0

haystack:

<h2 >a&nbsp; &middot;&nbsp;&middot;&nbsp;&middot;
</h2>
<div class="indent">
aaaa
</div>
<h2 >b&nbsp; &middot;&nbsp;&middot;&nbsp;&middot;
</h2>
<div class="indent">
bbbb
</div>

pattern I used:

#<h2[^>]*>(a|b)(?!</h2>)[\s\S]*</h2><div class="indent">((?!</div>)[\s\S]+)</div>#

this pattern only matches the first h2 content(e.g. a&nbsp; &middot;&nbsp;&middot;&nbsp;&middot;) and the content in last div(e.g. bbbb)

but I whan it to match all content in the h2 and div to make an one to one map(e.g. a&nbsp; &middot;&nbsp;&middot;&nbsp;&middot;=>aaaa,b&nbsp; &middot;&nbsp;&middot;&nbsp;&middot;=>bbbb), how do I do this?

dotslashlu
  • 3,361
  • 4
  • 29
  • 56

1 Answers1

1

[\s\S]* and [\s\S]+ are greedy, meaning they will match as many characters as possible.
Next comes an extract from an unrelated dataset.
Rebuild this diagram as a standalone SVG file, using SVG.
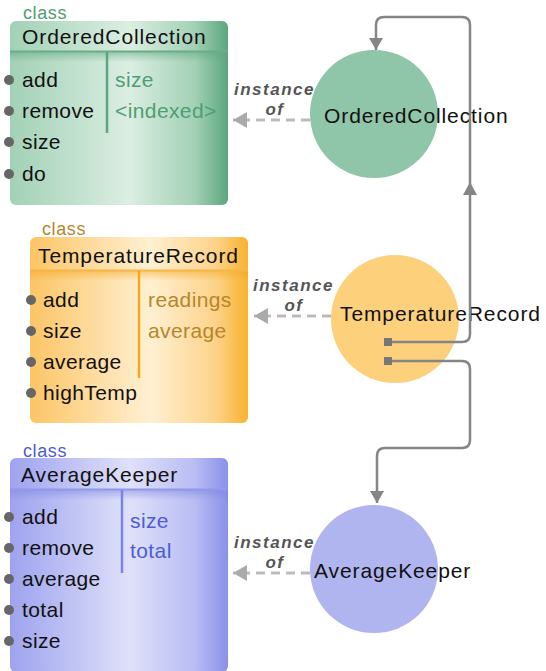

Try changing them to [\s\S]*? and [\s\S]+?.

With your current regex, if you were to put your [\s\S]* into a capturing group you would see that it matches the following:

&nbsp; &middot;&nbsp;&middot;&nbsp;&middot;
</h2>
<div class="indent">
aaaa
</div>
<h2 >b&nbsp; &middot;&nbsp;&middot;&nbsp;&middot;

Adding the ? at the end makes this lazy, so instead of matching as much as possible it will match as few characters as possible, so it will stop at the first </h2> like you want. The same reasoning applies to the [\s\S]+ later in your regex.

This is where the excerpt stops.